Anyone who wants to can know everything about QWC. It is continually being updated so it isn’t hard to find a speculation or two to comment on. Not being able to do that, the Cptbork types simply make remarks that allude to their superior knowledge and my ignorance.

And finally I move on to my point, lol. If there we preconditions, and if the Big Bang was only a local event within a greater universe that was characterized by big bangs, would that allow new thinking that could better address questions about dark matter and dark energy? Stupid question and the answer is yes, speculatively we live in a multiverse and the Big Bang came from the matter and energy that pre-existed the Big Bang event. The Big Bang is expanding into pre-existing space that contains the remnants of a potentially infinite history of big bang arenas expanding and overlapping across the landscape of the greater universe.

QWC is my personal speculations about that multiverse.
 
I sure wish some of the professionals would show me where all their math and science knowledge falsifies my speculations, because I would immediately give praise and recognition to that person and incorporate the observations and data that they use to correct my falsified speculations. Trouble is that the professionals are in the mainstream and cannot make the mainstream theories agree or find the missing data and so they have to defend incomplete and inconsistent theories. They almost never rise to the challenge of showing the actual errors I have made in my reasonable and responsible speculations. Not that any professionals actually read this crap with any intention of comprehension, lol.

Ever heard the expression "not even wrong"? You haven't even stated your ideas in a logical framework within which things could be rigorously proved or disproved, so using science to debunk you is about as useful as using science to debunk anyone else's religious speculations (which would tend to be every bit as "reasonable and responsible" as your own). All we can point out are the various instances where you throw in buzzwords from science and then use them in a way which either obscures/mangles their true meaning.

Anyone who wants to can know everything about QWC. It is continually being updated so it isn’t hard to find a speculation or two to comment on. Not being able to do that, the Cptbork types simply make remarks that allude to their superior knowledge and my ignorance.

Your lack of knowledge on the subject speaks for itself, I don't have anything to prove on that front and need make no apologies for pointing out a blatantly obvious truth.
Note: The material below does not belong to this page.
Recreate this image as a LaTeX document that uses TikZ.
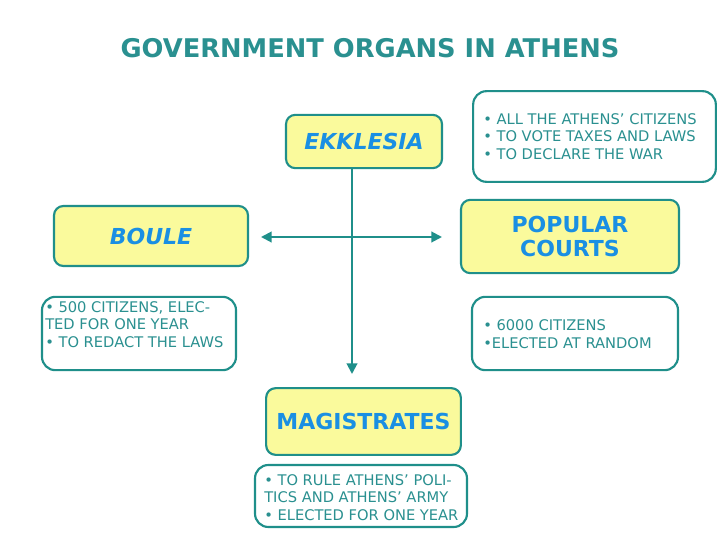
\documentclass[tikz,border=0pt]{standalone}
\usepackage{fontspec}
\setmainfont{DejaVu Sans}
\usetikzlibrary{arrows.meta}
\definecolor{teal1}{HTML}{1F8F8A}
\definecolor{tealtxt}{HTML}{2A9090}
\definecolor{blue1}{HTML}{1A8FE3}
\definecolor{yel}{HTML}{FAFA9C}
\tikzset{
  organ/.style={draw=teal1, line width=1.6pt, fill=yel, rounded corners=7pt, inner sep=0pt, align=center,
     text=blue1, font=\bfseries\fontsize{16.5}{18}\selectfont},
  infobox/.style={draw=teal1, line width=1.6pt, fill=white, rounded corners=10pt, inner sep=0pt},
  infotext/.style={text=tealtxt, font=\fontsize{11}{13}\selectfont, align=left, inner sep=0pt, anchor=base west},
  conn/.style={draw=teal1, line width=1.5pt, -{Triangle[length=8pt,width=8pt]}},
}
\begin{document}
\begin{tikzpicture}[x=0.75pt,y=-0.75pt]
\useasboundingbox (0,0) rectangle (728,546);
\node[text=tealtxt, font=\bfseries\fontsize{19.3}{22}\selectfont, anchor=base] (title) at (370,57) {GOVERNMENT ORGANS IN ATHENS};

\node[organ, minimum width=117pt, minimum height=40pt, font=\bfseries\itshape\fontsize{16.5}{18}\selectfont] (ekk) at (364,141.5) {EKKLESIA};
\node[infobox, minimum width=182pt, minimum height=68pt] (ekki) at (594.5,136.5) {};
\node[infotext] (ekkt) at (483,159) {• ALL THE ATHENS’ CITIZENS\\• TO VOTE TAXES AND LAWS\\• TO DECLARE THE WAR};

\node[organ, minimum width=145.5pt, minimum height=45pt, font=\bfseries\itshape\fontsize{16.5}{18}\selectfont] (boule) at (151,236) {BOULE};
\node[infobox, minimum width=145.5pt, minimum height=55pt] (boulei) at (139,333.5) {};
\node[infotext] (boulet) at (45,347) {• 500 CITIZENS, ELEC-\\TED FOR ONE YEAR\\• TO REDACT THE LAWS};

\node[organ, minimum width=163.5pt, minimum height=55pt] (courts) at (570,236.5) {POPULAR\\ COURTS};
\node[infobox, minimum width=154.5pt, minimum height=55pt] (courtsi) at (575,333.5) {};
\node[infotext] (courtst) at (483,348) {• 6000 CITIZENS\\•ELECTED AT RANDOM};

\node[organ, minimum width=146pt, minimum height=50pt] (mag) at (363.5,421.5) {MAGISTRATES};
\node[infobox, minimum width=159pt, minimum height=46.5pt] (magi) at (361,496) {};
\node[infotext] (magt) at (264,520) {• TO RULE ATHENS’ POLI-\\TICS AND ATHENS’ ARMY\\• ELECTED FOR ONE YEAR};

\coordinate (vtop) at (352,168);
\coordinate (vend) at (352,374);
\coordinate (hl) at (261,237);
\coordinate (hr) at (442,237);
\draw[conn] (vtop) -- (vend);
\draw[conn, {Triangle[length=8pt,width=8pt]}-{Triangle[length=8pt,width=8pt]}] (hl) -- (hr);
\end{tikzpicture}
\end{document}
I wouldn't be pointing out all the gaps in your knowledge if you ever showed an intention to fill them, but apparently the only thing you're interested in from science are the buzzwords and pretty diagrams. If you're going to scoff at mystics who attempt to divine the nature of the universe based on the assumption that the universe thinks like an emotionally unstable human being, then why is it so unfair to point out that your own speculation has an equally negligible chance of being true, when the supporting body of evidence is the same in both cases?
 
Ever heard the expression "not even wrong"? You haven't even stated your ideas in a logical framework within which things could be rigorously proved or disproved, so using science to debunk you is about as useful as using science to debunk anyone else's religious speculations (which would tend to be every bit as "reasonable and responsible" as your own). All we can point out are the various instances where you throw in buzzwords from science and then use them in a way which either obscures/mangles their true meaning.



Your lack of knowledge on the subject speaks for itself, I don't have anything to prove on that front and need make no apologies for pointing out a blatantly obvious truth. I wouldn't be pointing out all the gaps in your knowledge if you ever showed an intention to fill them, but apparently the only thing you're interested in from science are the buzzwords and pretty diagrams. If you're going to scoff at mystics who attempt to divine the nature of the universe based on the assumption that the universe thinks like an emotionally unstable human being, then why is it so unfair to point out that your own speculation has an equally negligible chance of being true, when the supporting body of evidence is the same in both cases?
The same old Cptbork. Hollow statements and false accusations. Anally insisting that you debunk speculation with science when there is no science to debunk it. Too ignorant to understand that science has limits and the speculation that goes on beyond those limits is up for discussion. You seem to think you have to prove it wrong which you admit you can't.

You can’t just drop in and out of Zoodoscience and disparage the animals here without soiling yourself. If you wallow around out here you have to expect to get dirty along with the rest of us. Take pseudoscience for what it is and don't pretend it is a dirty business full of cranks who never heard the disparaging phrase, "not even wrong". Where is your self respect man?
 
Last edited:
That should include not tainting yourself with the usage of computers whose circuits were developed based on the principles of mainstream quantum mechanics.

No they weren't. I love the way people throw quantum mechanics into things. The computer runs on Aether theory, but because science doesn't use Aether theory they have to call a computer a result of Quantum Mechanics. But there is only one physical universe. Science cannot alter the Universe by building a computer, and using a bodged set of rules that work, and then saying that the computer is actually using those rules to run. Did you know that Nuclear Fusion was created on a set of rules that worked, but turned out to be wrong? Now scientists don't know how Nuclear Fusion works, because their maths started to fail years later.
 
No they weren't. I love the way people throw quantum mechanics into things. The computer runs on Aether theory
Totally incorrect.
They may (according to you) work on the principles of "Aether theory" but since that theory wasn't used then they don't. What was used, however, was the discipline known as quantum mechanics.
 
...

If you're going to scoff at mystics who attempt to divine the nature of the universe based on the assumption that the universe thinks like an emotionally unstable human being, then why is it so unfair to point out that your own speculation has an equally negligible chance of being true, when the supporting body of evidence is the same in both cases?

Wait. What? Scoffing at mystics is not my game. Are you off into some nether world tangent with that statement? Do I always have to point out your vague statements and disdainful innuendo? What are you getting at with that statement? It might be a little off topic (or not) but I might be able to clear some things up for you if you are lost.